The best time to use this technique is when getting your initial mix balance, before you start loading plugins on. Usually I get my tracks hitting at a decent level with the pre-gain (or on the clip itself) and then balance the initial mix, if anything is way too loud and I’m bringing any faders down too much I’ll use a gain plugin and get the faders closer to 0 on those tracks.
I also use it on the Monitor inserts in Control room to beef up my output to the speakers. When using a calibrated system (which is FAR better than setting levels by ear all over the place) you can set your master volume knob (on your hardware interface) to a certain point and then calibrate the db in the room with a plugin. That way, you can have presets on your gain plugin that let you mix at 83db (standard) or change it when your mastering so your volume is constant with different metering system (K-20, K-14, etc).

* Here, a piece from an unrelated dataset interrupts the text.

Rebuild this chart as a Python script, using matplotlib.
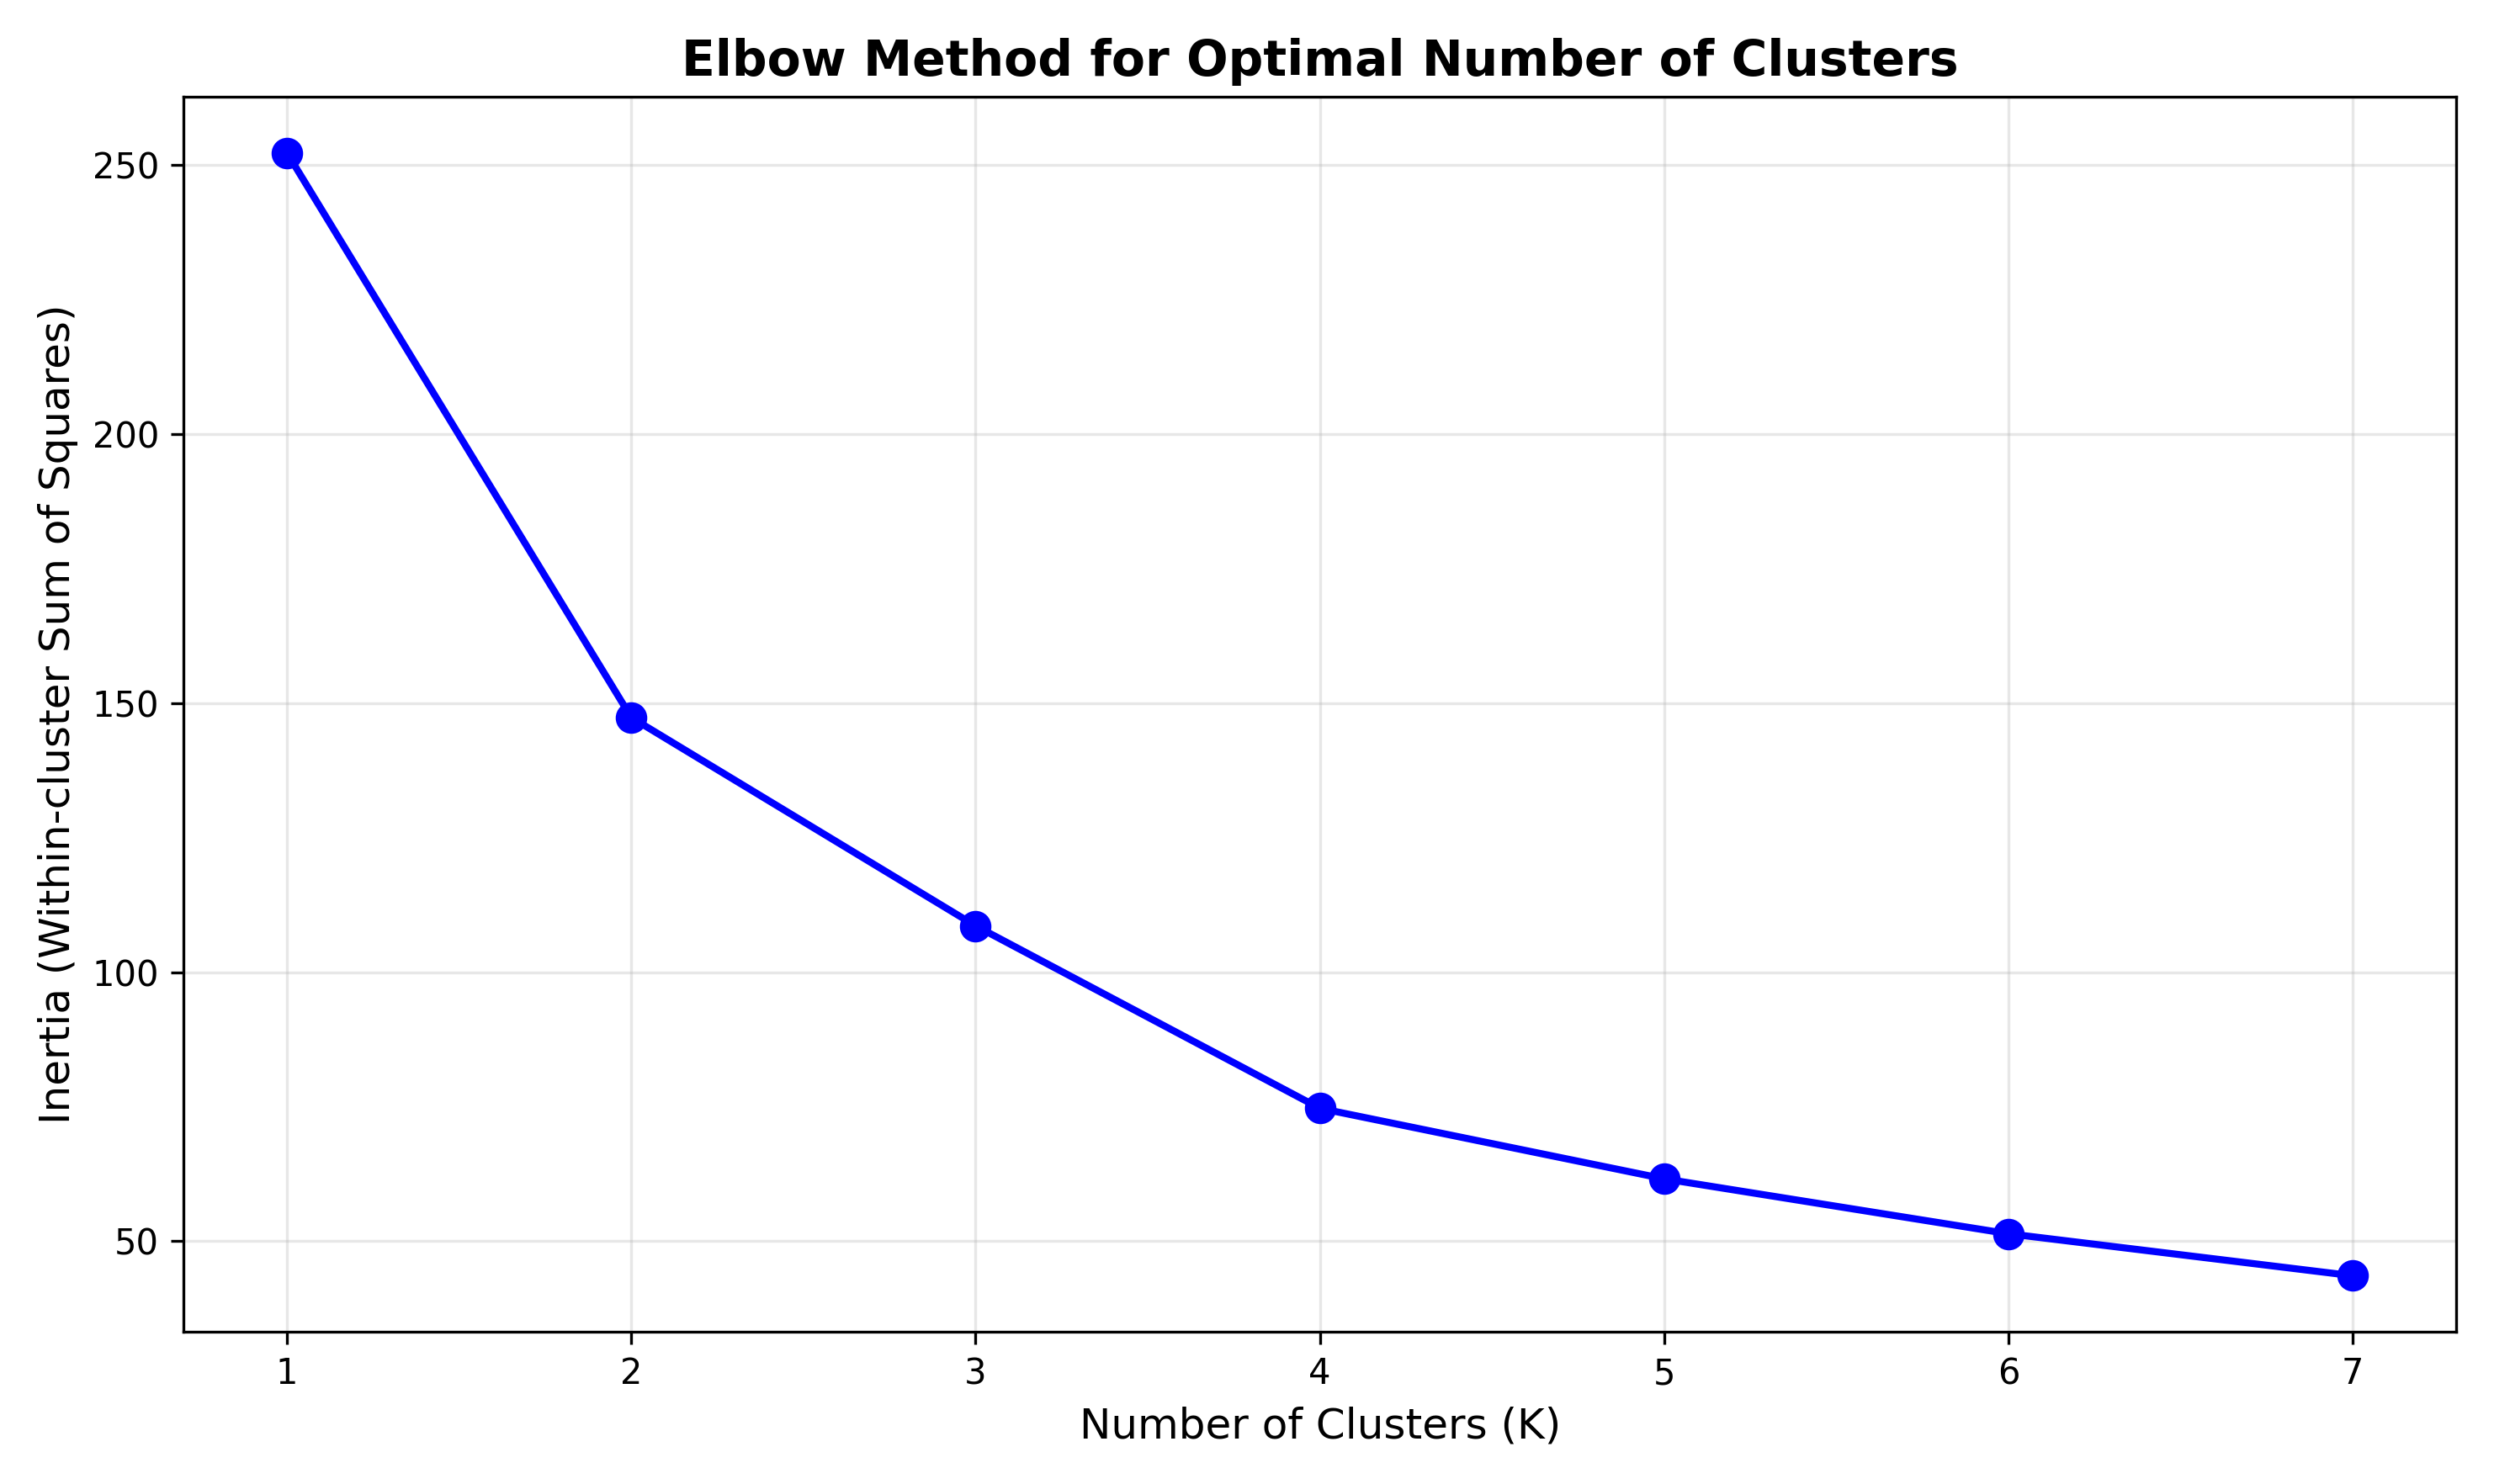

The curious thing about Cubase lacking a gain/trim plugin is that WaveLab does have one. Seems like a small step for Steinberg to make this available in Cubase too as most DAWs do have this. The pre-gain on the channel strip isn’t quite the same thing.
Hate using clip gain. It’s the last resort. The problem is that it’s not obvious when a part is clip gained in normal zoom. Sometimes I catch myself automating a part to get louder before realizing some time down the road I clip gained it down a few dbs. /facepalm
I’m just using other plugins gain control. I got used to that.